One last issue to comment on. Because I am here at Shambhala Mountain amongst so many diverse practitioners, it's natural that some would ask such questions as, "I wonder what would be the karma involved in an incident like this, for both father and daughter?", and I did indeed hear such rumblings around the dinning tent. And I have no reservation in offering up this response. For Kobun Chino nothing but the utterly highest merit of the purest kind. I don't believe even neither teaching nor building Stupas can touch merit of this order. There then comes the stickier issue of the little dakini Maya.

But here, quite frankly, we have a simple situation of innocence, and what the I Ching would call, "No blame". Consider that even in civil law, no child is legally responsible for its actions, while in many esoteric traditions it is taught that a child is karmically untouched until age 7.

Even so I want to continue my story from above, where Roshi is on his hands and knees and makes that remarkable gesture of touching the crown of his head to his daughters feet. When I glanced up, there was Maya staring right at me, her head lowered somewhat over her plate so as to be looking out past her eyebrows, and with an impish grin, all the while playing with her food. And here, the two of them together simultaneously -above and below, the old and mature with the young and innocent, the one playing and the other tending, father and daughter- was a living image of the unity of nirvana and samsara, mature enlightenment and innocent ignorance.

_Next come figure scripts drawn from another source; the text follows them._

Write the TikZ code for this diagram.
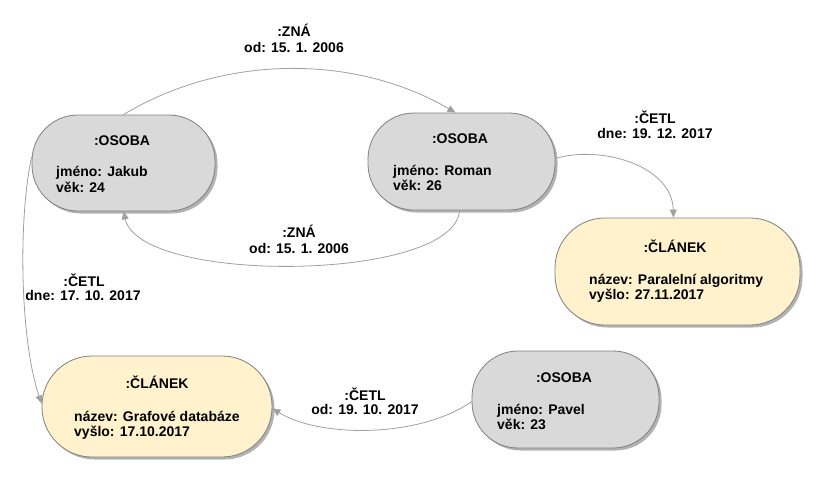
\documentclass[tikz,border=0pt]{standalone}
\usepackage{fontspec}
\setmainfont{Liberation Sans}
\usetikzlibrary{arrows.meta,shadows}
\definecolor{osobafill}{HTML}{D9D9D9}
\definecolor{clanekfill}{HTML}{FFF2CC}
\definecolor{boxline}{HTML}{7F7F7F}
\definecolor{edgeline}{HTML}{A0A0A0}
\begin{document}
\begin{tikzpicture}[x=1pt,y=-1pt,
  box/.style={draw=boxline, line width=0.8pt, inner sep=0pt,
    drop shadow={shadow xshift=2.5pt, shadow yshift=-2.5pt, fill=black, opacity=0.3}},
  osoba/.style={box, fill=osobafill, rounded corners=46pt},
  clanek/.style={box, fill=clanekfill, rounded corners=50pt},
  txt/.style={font=\bfseries\fontsize{14}{15}\selectfont, inner sep=0pt},
  title/.style={txt, anchor=base},
  body/.style={txt, anchor=base west},
  lbl/.style={txt, anchor=base},
  rel/.style={draw=edgeline, line width=0.8pt, -{Triangle[length=8pt,width=7pt]}}
]
\useasboundingbox (0,0) rectangle (817,496);

% nodes
\node[osoba, minimum width=183pt, minimum height=96pt] (jakub) at (123.5,163) {};
\node[osoba, minimum width=187pt, minimum height=97pt] (roman) at (461.5,161.5) {};
\node[clanek, minimum width=245pt, minimum height=107pt] (clanek1) at (677.5,271.5) {};
\node[clanek, minimum width=230pt, minimum height=101pt] (clanek2) at (157,406.5) {};
\node[osoba, minimum width=187pt, minimum height=97pt] (pavel) at (565.5,399.5) {};

% node texts
\node[title] (jakubT) at (122,145) {:OSOBA};
\node[body] (jakubA) at (56,176) {jméno: Jakub};
\node[body] (jakubB) at (56,192) {věk: 24};

\node[title] (romanT) at (460,143) {:OSOBA};
\node[body] (romanA) at (393,175) {jméno: Roman};
\node[body] (romanB) at (393,190) {věk: 26};

\node[title] (clanek1T) at (675,252) {:ČLÁNEK};
\node[body] (clanek1A) at (589,284) {název: Paralelní algoritmy};
\node[body] (clanek1B) at (589,299) {vyšlo: 27.11.2017};

\node[title] (clanek2T) at (157,388) {:ČLÁNEK};
\node[body] (clanek2A) at (74,421) {název: Grafové databáze};
\node[body] (clanek2B) at (74,436) {vyšlo: 17.10.2017};

\node[title] (pavelT) at (564,382) {:OSOBA};
\node[body] (pavelA) at (497,414) {jméno: Pavel};
\node[body] (pavelB) at (497,429) {věk: 23};

% edges
\draw[rel] (jakub.north) .. controls (224,54) and (355,54) .. ([xshift=-6pt]roman.north);
\draw[rel] ([xshift=-2pt]roman.south) .. controls (455,282) and (140,285) .. (jakub.south);
\draw[rel] ([yshift=3pt]roman.east) .. controls (600,145) and (672,165) .. ([xshift=-4pt]clanek1.north);
\draw[rel] ([yshift=6pt]jakub.west) .. controls (18,220) and (20,340) .. ([yshift=3pt]clanek2.west);
\draw[rel] ([yshift=-2pt]pavel.west) .. controls (420,438) and (320,438) .. ([yshift=-2pt]clanek2.east);

% edge labels
\node[lbl] (l1a) at (294,36) {:ZNÁ};
\node[lbl] (l1b) at (294,52) {od: 15. 1. 2006};
\node[lbl] (l2a) at (299,237) {:ZNÁ};
\node[lbl] (l2b) at (299,253) {od: 15. 1. 2006};
\node[lbl] (l3a) at (655,123) {:ČETL};
\node[lbl] (l3b) at (655,138) {dne: 19. 12. 2017};
\node[lbl] (l4a) at (84,286) {:ČETL};
\node[lbl] (l4b) at (83,300) {dne: 17. 10. 2017};
\node[lbl] (l5a) at (365,400) {:ČETL};
\node[lbl] (l5b) at (365,414) {od: 19. 10. 2017};
\end{tikzpicture}
\end{document}
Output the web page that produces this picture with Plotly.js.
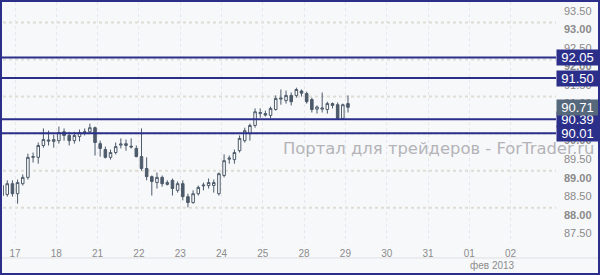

And so I say this, for little Maya, no blame ... at least. In fact, consider the possibility that this incident may well have been the spring board to this bodhisattvas' last necessary expression of profound selflessness and his transition to initial Buddhahood. That is the truth I hold. And in his last reaching out for her in those cold, dark waters, in that same acknowledgement of essential oneness I saw with my own eyes, his spiritual and pranic release surely must have blessed her.

Father and daughter, nirvana and samsara ... one once again, as they had always been.